Sunday, March 08, 2009

Honor -- Part 1: How to Live With Life

A few moments ago, the idea of "honor" grabbed my attention. A reel of thoughts and stories from my life played in my mind, and I was able to look back at a few incidents through the lens of honor, or, its evil twin, dishonor.  


In no certain order, I thus blog what came to my mind.  

I don't know what honor really means, but I know that I treat myself with it. Closely linked to the word "honor" in my mind is an image of holding something up in outstretched palms, holding it delicately like we'd hold water in our hands, preventing it from falling. And now as I write this analogy I realize that none can prevent water from slipping between our fingers. Perhaps, honor here is not water -- that flow of events -- but the act of honor itself is to hold your hands together in this humility.  

So truly, I realize, I cannot hold flowing water in my hands. What I can do is to earnestly put my hands together, and lap up whatever water that is ordained for me. Only that is what matters, and that is what is honor and honorable: the intent with which I cup my hands together. Only in this way I know how humble my existence; how tremendously it is at the mercy of everything; how fragile is it nobility.  

I am glad I am writing this down, because my heart was aching. I experienced the evil twin, dishonor, a few moments ago. 

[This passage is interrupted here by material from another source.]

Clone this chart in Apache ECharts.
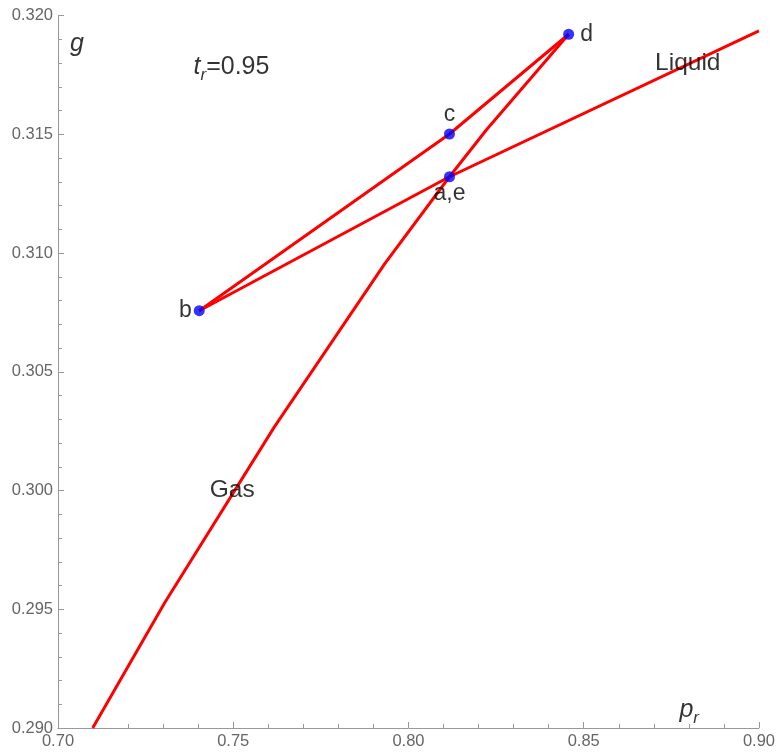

And now that I see how fragile honoring the flowing waters of life is, I can write -- perhaps with some necessary detachment -- about what I feel. I want to write down a few random stories. 

1 comment:

  1. This is where I should have posted...

    The concept of honor is corrupted, especially in social contexts. Loosing "honor" can drive people into extreme and desperate actions such as suicides, honor killings and alcoholism. The last one is common in Finland.

    I'd rather talk about integrity than honor. In my opinion honor is more culturally biased than integrity.

    I read an interesting article about integrity some months ago. I guess I'll read it again and write some thoughts about integrity.